CEDAR RAPIDS, Iowa — Republican Sen. Rand Paul opened his presidential exploration tour Friday with a splashy set of speaking engagements in Iowa designed to broaden his tea party brand into something more mainstream and, perhaps, viable.
At the same time, another Republican, Louisiana Gov. Bobby Jindal, became the first potential 2016 presidential candidate this year to visit New Hampshire, unofficially kicking off the state’s presidential primary season roughly 2½ years before voting begins.
Paul, the son of former Texas Rep. Ron Paul, was the headliner at a marquee Republican dinner and was expected to meet with key voting groups in eastern Iowa.
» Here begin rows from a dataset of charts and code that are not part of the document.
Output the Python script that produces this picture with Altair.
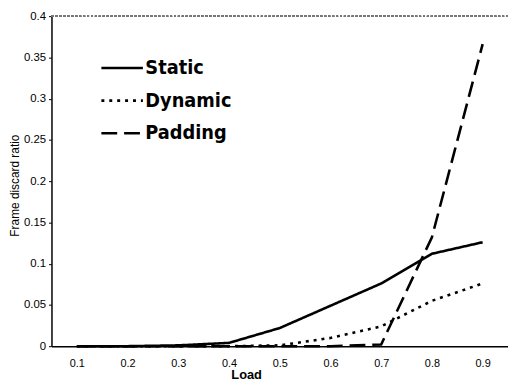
import altair as alt
import pandas as pd

loads = [0.1, 0.2, 0.3, 0.4, 0.5, 0.6, 0.7, 0.8, 0.9]
static = [0.0, 0.0, 0.001, 0.004, 0.022, 0.049, 0.076, 0.112, 0.126]
dynamic = [0.0, 0.0, 0.0, 0.0, 0.001, 0.010, 0.024, 0.055, 0.076]
padding = [0.0, 0.0, 0.0, 0.0, 0.0, 0.0, 0.002, 0.132, 0.366]
series = ["Static", "Dynamic", "Padding"]
y_ticks = [0, 0.05, 0.1, 0.15, 0.2, 0.25, 0.3, 0.35, 0.4]

rows = []
for name, vals in zip(series, [static, dynamic, padding]):
    for l, v in zip(loads, vals):
        rows.append({"load": l, "ratio": v, "scheme": name})
df = pd.DataFrame(rows)

lines = alt.Chart(df).mark_line(color="black", strokeWidth=2.6).encode(
    x=alt.X("load:Q",
            scale=alt.Scale(domain=[0.05, 0.95], nice=False, zero=False),
            axis=alt.Axis(values=loads, format="~g", title="Load", grid=False,
                          ticks=False, labelPadding=12, labelFontSize=11,
                          labelColor="black", domainColor="black", domainWidth=1.5,
                          titleX=197, titleY=33, titleAlign="center",
                          titleBaseline="alphabetic",
                          titleFontSize=13, titleFontWeight="bold")),
    y=alt.Y("ratio:Q",
            scale=alt.Scale(domain=[0, 0.4], nice=False),
            axis=alt.Axis(values=y_ticks, format="~g", title="Frame discard ratio",
                          grid=False, tickSize=3, tickColor="black", labelPadding=3,
                          labelFontSize=11.5, labelColor="black", domainColor="black",
                          domainWidth=1.5, titleX=-30, titleY=171,
                          titleAlign="center", titleBaseline="bottom",
                          titleAngle=270, titleFontSize=12,
                          titleFontWeight="normal")),
    strokeDash=alt.StrokeDash("scheme:N",
                              scale=alt.Scale(domain=series,
                                              range=[[1, 0], [3, 5], [16, 7]]),
                              sort=series,
                              legend=alt.Legend(title=None, orient="none",
                                                legendX=55, legendY=36,
                                                symbolType="M-1.4,0H1.4",
                                                symbolSize=900,
                                                symbolStrokeWidth=2.6,
                                                symbolStrokeColor="black",
                                                labelOffset=7,
                                                labelFont="DejaVu Sans Condensed, DejaVu Sans",
                                                labelFontSize=20,
                                                labelFontWeight="bold",
                                                labelColor="black",
                                                rowPadding=6)),
    order=alt.Order("load:Q"),
)

top = alt.Chart(df).mark_rule(color="#777", strokeDash=[2, 2], strokeWidth=1).encode(
    y=alt.value(0)
)

chart = alt.layer(top, lines).properties(
    width=462, height=334,
    autosize=alt.AutoSizeParams(type="none"),
    padding={"left": 44, "top": 6, "right": 0, "bottom": 34},
).configure_view(stroke=None).configure_axis(
    labelFont="Liberation Sans", titleFont="Liberation Sans", titleColor="black"
)

chart.save("out.html", embed_options={"renderer": "svg", "actions": False})
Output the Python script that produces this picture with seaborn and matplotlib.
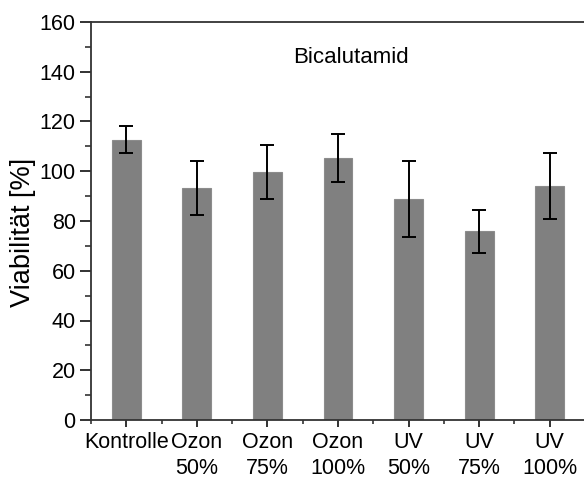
import matplotlib
matplotlib.use("Agg")
import matplotlib.pyplot as plt
import seaborn as sns
import pandas as pd
from matplotlib.ticker import MultipleLocator, FixedLocator

categories = ["Kontrolle", "Ozon\n50%", "Ozon\n75%", "Ozon\n100%", "UV\n50%", "UV\n75%", "UV\n100%"]
viability = [112.6, 93.3, 99.7, 105.3, 88.8, 75.8, 94.0]
std_dev = [5.4, 10.8, 10.9, 9.5, 15.3, 8.8, 13.2]
title_text = "Bicalutamid"
y_label = "Viabilität [%]"

sns.set_style("ticks")
plt.rcParams["font.family"] = ["Liberation Sans", "DejaVu Sans"]
plt.rcParams["font.size"] = 15.5
plt.rcParams["text.color"] = "black"
plt.rcParams["axes.labelcolor"] = "black"
plt.rcParams["xtick.color"] = "#222222"
plt.rcParams["ytick.color"] = "#222222"
plt.rcParams["xtick.labelcolor"] = "black"
plt.rcParams["ytick.labelcolor"] = "black"

df = pd.DataFrame({"group": categories, "value": viability})

fig = plt.figure(figsize=(5.84, 4.83), dpi=100)
ax = fig.add_axes([91 / 584, 63 / 483, 494 / 584, 398 / 483])

sns.barplot(data=df, x="group", y="value", color="#808080", saturation=1,
            width=0.41, edgecolor="#8c8c8c", linewidth=0.8, ax=ax, errorbar=None)
ax.errorbar(range(len(categories)), viability, yerr=std_dev, fmt="none",
            ecolor="black", elinewidth=1.4, capsize=5, capthick=1.4, zorder=5)

ax.set_xlim(-0.5, 6.5)
ax.set_ylim(0, 160)
ax.yaxis.set_major_locator(MultipleLocator(20))
ax.yaxis.set_minor_locator(MultipleLocator(10))
ax.xaxis.set_minor_locator(FixedLocator([i + 0.5 for i in range(-1, 7)]))

ax.set_xlabel("")
ax.set_ylabel(y_label, fontsize=19.5, va="center")
ax.yaxis.set_label_coords(-0.138, 0.472)
ax.set_xticks(range(len(categories)))
ax.set_xticklabels(categories, linespacing=1.3)

for side in ["left", "bottom", "top", "right"]:
    ax.spines[side].set_visible(True)
    ax.spines[side].set_linewidth(1.3)
    ax.spines[side].set_color("#333333")

ax.tick_params(axis="y", which="major", direction="out", length=8, width=1.3, labelsize=15.5, pad=3)
ax.tick_params(axis="y", which="minor", direction="out", length=4, width=1.1)
ax.tick_params(axis="x", which="major", direction="out", length=5, width=1.3, labelsize=15.5, pad=4)
ax.tick_params(axis="x", which="minor", direction="out", length=3, width=1.1)

ax.text(0.409, 0.912, title_text, transform=ax.transAxes, fontsize=16,
        ha="left", va="center")

fig.savefig("out.png", dpi=100)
In coming weeks, the Kentucky Republican will reintroduce himself in early voting New Hampshire and South Carolina as a durable would-be candidate able to broaden the GOP into diverse voting blocs dominated by Democrats. He’s laid some of the groundwork for his case by speaking to black and Hispanic audiences and saying he opposes a federal ban on gay marriage.
“I think people are looking for something different. You might accuse me of being not exactly the traditional cookie-cutter Republican,” Paul told reporters on an afternoon of political events in Cedar Rapids. “I do know the GOP needs to grow and I want to be part of growing the GOP.”
More than 1,000 miles away, Jindal reiterated his call for the GOP to stop being “the stupid party,” insisting that Republicans must expand their message beyond budget austerity and shrinking government.
“In Louisiana, in New Hampshire and in America, we cannot be the party that’s obsessed with government and government only,” he said at a Manchester, N.H., fundraiser for state senators.
While Jindal hasn’t ruled out a White House bid, he insisted Friday that he visited New Hampshire simply to help the local GOP.
“The reality is anybody who’s thinking about 2016 needs to have their head examined,” Jindal said. “It’s way too early.”
The party needs to change, Paul said Friday, and that means taking another look at policies that have alienated some groups. For instance, Paul favors relaxing federal sentencing laws for drug crimes, which disproportionately penalize racial minorities.
“We need to have a Republican Party that looks like the rest of America. We need a more inclusive, diverse party,” he said. “We cannot compete unless we are going to go out and say to African-Americans, we want you in our party.”
Jindal said the GOP must work to appeal to “100 percent of America” and called for a more “compassionate solution” for the nation’s immigration debate. But he refused to endorse the bi-partisan immigration bill moving through the Senate that includes a pathway to citizenship for immigrants in the country illegally.
“I haven’t read the bill,” he said.
Jindal, the chair of the Republican Governors Association, says he’s yet to schedule any more public appearances in early voting states.
Paul, 50, has crafted a more aggressive schedule reaching out to Republicans in early voting states to make the case that he can unite the party and broaden its appeal. The Kentucky senator starts with a key advantage: the base of more than a million supporters of his father, a libertarian Republican who sought the presidency in 1988, 2008 and 2012.
On Friday, Paul met with about 10 evangelical pastors, an influential group in Iowa’s Republican caucuses, and was to speak at the Iowa state party’s annual Lincoln Day dinner. He was expected to meet with a Republican women’s group at a Cedar Rapids-area home in the afternoon and speak at a county GOP breakfast Saturday.
After Iowa, Paul is slated to deliver the keynote address at a party banquet in New Hampshire. He’ll cap May’s busy travel schedule with a speech at the Ronald Reagan Presidential Library in California on May 31.
Then it’s back to Iowa next month to court more pastors. And on June 28, Paul attends a fundraiser for Republicans in South Carolina, another early primary state in presidential nominating campaigns.
Among the challenges Paul faces is explaining his opposition to a federal gay marriage ban to influential cultural conservatives in Iowa and South Carolina. Paul says he would fight gay marriage at the state level, an explanation that suffices for Tamara Scott, among Iowa’s leading Christian conservatives.
“He’s trying to strategize where we can keep marriage as God designed,” Scott said.
But some Iowa Republican activists are wary of Paul’s views, many of which they see as in line with his father’s libertarian ideals and at odds with GOP orthodoxy. Paul said last month Republicans “need to be the party that is reluctant to go to war,” and the strong national defense he supports should be for “prevention of war,” not for intervening in conflicts around the globe.
“He has a few ideas that maybe wouldn’t be exactly mine. That would be national security,” said Gwen Ecklund, a Republican county chairwoman in conservative western Iowa.